Entanglement asymmetry in CFT and its relation to non-topological defects (2402.03446v1)

Abstract: The entanglement asymmetry is an information based observable that quantifies the degree of symmetry breaking in a region of an extended quantum system. We investigate this measure in the ground state of one dimensional critical systems described by a CFT. Employing the correspondence between global symmetries and defects, the analysis of the entanglement asymmetry can be formulated in terms of partition functions on Riemann surfaces with multiple non-topological defect lines inserted at their branch cuts. For large subsystems, these partition functions are determined by the scaling dimension of the defects.
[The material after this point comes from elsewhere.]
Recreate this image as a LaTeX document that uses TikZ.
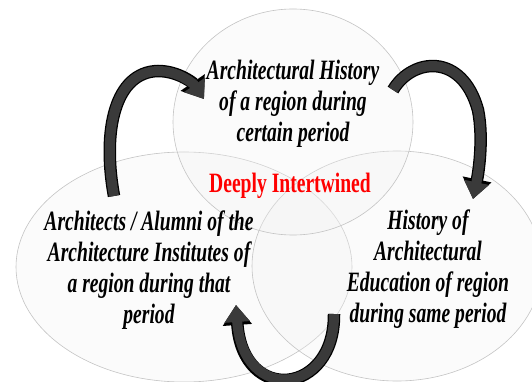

This leads to our first main observation: at criticality, the entanglement asymmetry acquires a subleading contribution scaling as $\log \ell / \ell$ for large subsystem length $\ell$. Then, as an illustrative example, we consider the XY spin chain, which has a critical line described by the massless Majorana fermion theory and explicitly breaks the $U(1)$ symmetry associated with rotations about the $z$-axis. In this situation the corresponding defect is marginal. Leveraging conformal invariance, we relate the scaling dimension of these defects to the ground state energy of the massless Majorana fermion on a circle with equally-spaced point defects. We exploit this mapping to derive our second main result: the exact expression for the scaling dimension associated with $n$ of defects of arbitrary strengths. Our result generalizes a known formula for the $n=1$ case derived in several previous works. We then use this exact scaling dimension to derive our third main result: the exact prefactor of the $\log \ell/\ell$ term in the asymmetry of the critical XY chain.